TASK TO COMPLETE – Write out the listing below without alteration, omitting its pictures.

======

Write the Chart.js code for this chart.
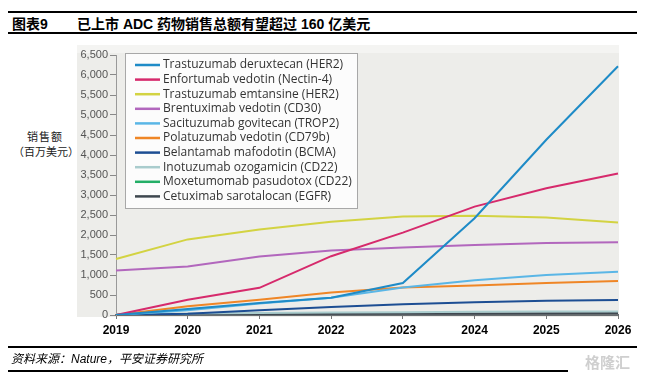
<!DOCTYPE html>
<html>
<head>
<meta charset="utf-8">
<script src="https://cdn.jsdelivr.net/npm/chart.js@4.4.1/dist/chart.umd.min.js"></script>
<style>
    body {
        margin: 0;
        width: 645px;
        height: 375px;
        background: #fff;
        position: relative;
        overflow: hidden;
        font-family: "Liberation Sans", "Noto Sans CJK SC", sans-serif;
    }
    #myChart { position: absolute; left: 0; top: 0; }
    .rule { position: absolute; left: 8px; width: 629px; height: 2px; background: #000; }
    .head { position: absolute; top: 13px; font-size: 14px; font-weight: bold; color: #000; white-space: nowrap; }
    .ytitle { position: absolute; font-family: "Noto Sans CJK SC", serif; font-size: 11px; color: #222; white-space: nowrap; }
    .source { position: absolute; left: 11px; top: 349px; font-size: 12px; font-style: italic; color: #000; white-space: nowrap; }
    .mark { position: absolute; left: 585px; top: 351px; font-size: 15px; font-weight: bold; color: #cfcfcf; font-family: "Noto Sans CJK SC", sans-serif; }
</style>
</head>
<body>
<div class="rule" style="top:11px"></div>
<div class="head" style="left:12px">图表9</div>
<div class="head" style="left:77px">已上市 ADC 药物销售总额有望超过 160 亿美元</div>
<div class="rule" style="top:32px"></div>

<div class="ytitle" style="left:27px;top:128px;letter-spacing:1px">销售额</div>
<div class="ytitle" style="left:13px;top:143px">（百万美元）</div>

<canvas id="myChart" width="645" height="375"></canvas>

<div class="rule" style="top:346px"></div>
<div class="source">资料来源：Nature，平安证券研究所</div>
<div class="rule" style="top:370px;width:560px"></div>
<div class="mark">格隆汇</div>

<script>
// years on the x axis
const years = ["2019", "2020", "2021", "2022", "2023", "2024", "2025", "2026"];

// sales, million USD
const deruxtecan = [0, 150, 300, 430, 800, 2420, 4380, 6220];
const enfortumab = [0, 380, 680, 1470, 2060, 2710, 3170, 3540];
const emtansine = [1400, 1890, 2140, 2330, 2460, 2480, 2440, 2310];
const brentuximab = [1110, 1210, 1460, 1610, 1690, 1750, 1800, 1820];
const sacituzumab = [0, 120, 290, 430, 690, 870, 1000, 1080];
const polatuzumab = [0, 220, 380, 560, 690, 740, 800, 850];
const belantamab = [0, 30, 120, 200, 270, 320, 355, 375];
const inotuzumab = [20, 40, 50, 60, 70, 80, 85, 90];
const moxetumomab = [15, 15, null, null, null, null, null, null];
const cetuximab = [null, 20, 25, 30, 35, 40, 45, 50];

const seriesNames = [
    "Trastuzumab deruxtecan (HER2)",
    "Enfortumab vedotin (Nectin-4)",
    "Trastuzumab emtansine (HER2)",
    "Brentuximab vedotin (CD30)",
    "Sacituzumab govitecan (TROP2)",
    "Polatuzumab vedotin (CD79b)",
    "Belantamab mafodotin (BCMA)",
    "Inotuzumab ozogamicin (CD22)",
    "Moxetumomab pasudotox (CD22)",
    "Cetuximab sarotalocan (EGFR)"
];
const seriesValues = [deruxtecan, enfortumab, emtansine, brentuximab, sacituzumab,
    polatuzumab, belantamab, inotuzumab, moxetumomab, cetuximab];
const seriesColors = ["#1e8bc7", "#d62a6c", "#d3d342", "#b267bd", "#5ab6e6",
    "#ef8626", "#1d4e93", "#a9cccd", "#23ae66", "#3e474f"];

const datasets = seriesNames.map((name, i) => ({
    label: name,
    data: seriesValues[i],
    borderColor: seriesColors[i],
    backgroundColor: seriesColors[i],
    borderWidth: 2,
    pointRadius: 0,
    tension: 0,
    spanGaps: false
}));

// grey photo background behind the plot
const backdrop = {
    id: "backdrop",
    beforeDraw(chart) {
        const ca = chart.chartArea;
        const ctx = chart.ctx;
        ctx.save();
        ctx.fillStyle = "#ededea";
        ctx.fillRect(ca.left - 39, ca.top - 10, ca.right - ca.left + 40, ca.bottom - ca.top + 12);
        ctx.fillStyle = "#f4f4f2";
        ctx.fillRect(ca.left - 39, ca.top - 10, ca.right - ca.left + 40, 8);
        ctx.restore();
    }
};

// boxed legend sitting inside the plot
const boxLegend = {
    id: "boxLegend",
    afterDraw(chart) {
        const ca = chart.chartArea;
        const ctx = chart.ctx;
        const x = ca.left + 9;
        const y = ca.top - 2;
        ctx.save();
        ctx.fillStyle = "#fcfcfc";
        ctx.fillRect(x, y, 232, 155);
        ctx.strokeStyle = "#a8a8a8";
        ctx.lineWidth = 1;
        ctx.strokeRect(x + 0.5, y + 0.5, 232, 155);
        ctx.font = '12px "Open Sans"';
        ctx.textBaseline = "middle";
        chart.data.datasets.forEach((ds, i) => {
            const rowY = y + 12 + i * 14.6;
            ctx.strokeStyle = ds.borderColor;
            ctx.lineWidth = 2.5;
            ctx.beginPath();
            ctx.moveTo(x + 10, rowY);
            ctx.lineTo(x + 35, rowY);
            ctx.stroke();
            ctx.fillStyle = "#333";
            ctx.fillText(ds.label, x + 38, rowY);
        });
        ctx.restore();
    }
};

const ctx = document.getElementById("myChart").getContext("2d");
const chart = new Chart(ctx, {
    type: "line",
    data: { labels: years, datasets: datasets },
    plugins: [backdrop, boxLegend],
    options: {
        responsive: false,
        animation: false,
        layout: { padding: { left: 77, right: 27, top: 55, bottom: 30 } },
        plugins: {
            legend: { display: false },
            tooltip: { enabled: false }
        },
        scales: {
            x: {
                grid: { display: true, drawOnChartArea: false, drawTicks: true, tickLength: 4, color: "#777" },
                border: { display: true, color: "#6a6f72", width: 2 },
                ticks: {
                    color: "#000",
                    padding: 4,
                    maxRotation: 0,
                    font: { family: "Liberation Sans", size: 12, weight: "bold" }
                },
                afterFit(scale) {
                    scale.height = 30;
                    scale.paddingLeft = 0;
                    scale.paddingRight = 0;
                }
            },
            y: {
                min: 0,
                max: 6500,
                grid: { display: true, drawOnChartArea: false, drawTicks: true, tickLength: 6, color: "#888" },
                border: { display: true, color: "#999", width: 1 },
                ticks: {
                    stepSize: 500,
                    color: "#555",
                    padding: 2,
                    font: { family: "Liberation Sans", size: 11 },
                    callback: (v) => v.toLocaleString("en-US")
                },
                afterFit(scale) {
                    scale.width = 39;
                    scale.paddingTop = 0;
                    scale.paddingBottom = 0;
                }
            }
        }
    }
});
</script>
</body>
</html>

======

THE SOLUTION –
Write the Chart.js code for this chart.
<!DOCTYPE html>
<html>
<head>
<meta charset="utf-8">
<script src="https://cdn.jsdelivr.net/npm/chart.js@4.4.1/dist/chart.umd.min.js"></script>
<style>
    body {
        margin: 0;
        width: 645px;
        height: 375px;
        background: #fff;
        position: relative;
        overflow: hidden;
        font-family: "Liberation Sans", "Noto Sans CJK SC", sans-serif;
    }
    #myChart { position: absolute; left: 0; top: 0; }
    .rule { position: absolute; left: 8px; width: 629px; height: 2px; background: #000; }
    .head { position: absolute; top: 13px; font-size: 14px; font-weight: bold; color: #000; white-space: nowrap; }
    .ytitle { position: absolute; font-family: "Noto Sans CJK SC", serif; font-size: 11px; color: #222; white-space: nowrap; }
    .source { position: absolute; left: 11px; top: 349px; font-size: 12px; font-style: italic; color: #000; white-space: nowrap; }
    .mark { position: absolute; left: 585px; top: 351px; font-size: 15px; font-weight: bold; color: #cfcfcf; font-family: "Noto Sans CJK SC", sans-serif; }
</style>
</head>
<body>
<div class="rule" style="top:11px"></div>
<div class="head" style="left:12px">图表9</div>
<div class="head" style="left:77px">已上市 ADC 药物销售总额有望超过 160 亿美元</div>
<div class="rule" style="top:32px"></div>

<div class="ytitle" style="left:27px;top:128px;letter-spacing:1px">销售额</div>
<div class="ytitle" style="left:13px;top:143px">（百万美元）</div>

<canvas id="myChart" width="645" height="375"></canvas>

<div class="rule" style="top:346px"></div>
<div class="source">资料来源：Nature，平安证券研究所</div>
<div class="rule" style="top:370px;width:560px"></div>
<div class="mark">格隆汇</div>

<script>
// years on the x axis
const years = ["2019", "2020", "2021", "2022", "2023", "2024", "2025", "2026"];

// sales, million USD
const deruxtecan = [0, 150, 300, 430, 800, 2420, 4380, 6220];
const enfortumab = [0, 380, 680, 1470, 2060, 2710, 3170, 3540];
const emtansine = [1400, 1890, 2140, 2330, 2460, 2480, 2440, 2310];
const brentuximab = [1110, 1210, 1460, 1610, 1690, 1750, 1800, 1820];
const sacituzumab = [0, 120, 290, 430, 690, 870, 1000, 1080];
const polatuzumab = [0, 220, 380, 560, 690, 740, 800, 850];
const belantamab = [0, 30, 120, 200, 270, 320, 355, 375];
const inotuzumab = [20, 40, 50, 60, 70, 80, 85, 90];
const moxetumomab = [15, 15, null, null, null, null, null, null];
const cetuximab = [null, 20, 25, 30, 35, 40, 45, 50];

const seriesNames = [
    "Trastuzumab deruxtecan (HER2)",
    "Enfortumab vedotin (Nectin-4)",
    "Trastuzumab emtansine (HER2)",
    "Brentuximab vedotin (CD30)",
    "Sacituzumab govitecan (TROP2)",
    "Polatuzumab vedotin (CD79b)",
    "Belantamab mafodotin (BCMA)",
    "Inotuzumab ozogamicin (CD22)",
    "Moxetumomab pasudotox (CD22)",
    "Cetuximab sarotalocan (EGFR)"
];
const seriesValues = [deruxtecan, enfortumab, emtansine, brentuximab, sacituzumab,
    polatuzumab, belantamab, inotuzumab, moxetumomab, cetuximab];
const seriesColors = ["#1e8bc7", "#d62a6c", "#d3d342", "#b267bd", "#5ab6e6",
    "#ef8626", "#1d4e93", "#a9cccd", "#23ae66", "#3e474f"];

const datasets = seriesNames.map((name, i) => ({
    label: name,
    data: seriesValues[i],
    borderColor: seriesColors[i],
    backgroundColor: seriesColors[i],
    borderWidth: 2,
    pointRadius: 0,
    tension: 0,
    spanGaps: false
}));

// grey photo background behind the plot
const backdrop = {
    id: "backdrop",
    beforeDraw(chart) {
        const ca = chart.chartArea;
        const ctx = chart.ctx;
        ctx.save();
        ctx.fillStyle = "#ededea";
        ctx.fillRect(ca.left - 39, ca.top - 10, ca.right - ca.left + 40, ca.bottom - ca.top + 12);
        ctx.fillStyle = "#f4f4f2";
        ctx.fillRect(ca.left - 39, ca.top - 10, ca.right - ca.left + 40, 8);
        ctx.restore();
    }
};

// boxed legend sitting inside the plot
const boxLegend = {
    id: "boxLegend",
    afterDraw(chart) {
        const ca = chart.chartArea;
        const ctx = chart.ctx;
        const x = ca.left + 9;
        const y = ca.top - 2;
        ctx.save();
        ctx.fillStyle = "#fcfcfc";
        ctx.fillRect(x, y, 232, 155);
        ctx.strokeStyle = "#a8a8a8";
        ctx.lineWidth = 1;
        ctx.strokeRect(x + 0.5, y + 0.5, 232, 155);
        ctx.font = '12px "Open Sans"';
        ctx.textBaseline = "middle";
        chart.data.datasets.forEach((ds, i) => {
            const rowY = y + 12 + i * 14.6;
            ctx.strokeStyle = ds.borderColor;
            ctx.lineWidth = 2.5;
            ctx.beginPath();
            ctx.moveTo(x + 10, rowY);
            ctx.lineTo(x + 35, rowY);
            ctx.stroke();
            ctx.fillStyle = "#333";
            ctx.fillText(ds.label, x + 38, rowY);
        });
        ctx.restore();
    }
};

const ctx = document.getElementById("myChart").getContext("2d");
const chart = new Chart(ctx, {
    type: "line",
    data: { labels: years, datasets: datasets },
    plugins: [backdrop, boxLegend],
    options: {
        responsive: false,
        animation: false,
        layout: { padding: { left: 77, right: 27, top: 55, bottom: 30 } },
        plugins: {
            legend: { display: false },
            tooltip: { enabled: false }
        },
        scales: {
            x: {
                grid: { display: true, drawOnChartArea: false, drawTicks: true, tickLength: 4, color: "#777" },
                border: { display: true, color: "#6a6f72", width: 2 },
                ticks: {
                    color: "#000",
                    padding: 4,
                    maxRotation: 0,
                    font: { family: "Liberation Sans", size: 12, weight: "bold" }
                },
                afterFit(scale) {
                    scale.height = 30;
                    scale.paddingLeft = 0;
                    scale.paddingRight = 0;
                }
            },
            y: {
                min: 0,
                max: 6500,
                grid: { display: true, drawOnChartArea: false, drawTicks: true, tickLength: 6, color: "#888" },
                border: { display: true, color: "#999", width: 1 },
                ticks: {
                    stepSize: 500,
                    color: "#555",
                    padding: 2,
                    font: { family: "Liberation Sans", size: 11 },
                    callback: (v) => v.toLocaleString("en-US")
                },
                afterFit(scale) {
                    scale.width = 39;
                    scale.paddingTop = 0;
                    scale.paddingBottom = 0;
                }
            }
        }
    }
});
</script>
</body>
</html>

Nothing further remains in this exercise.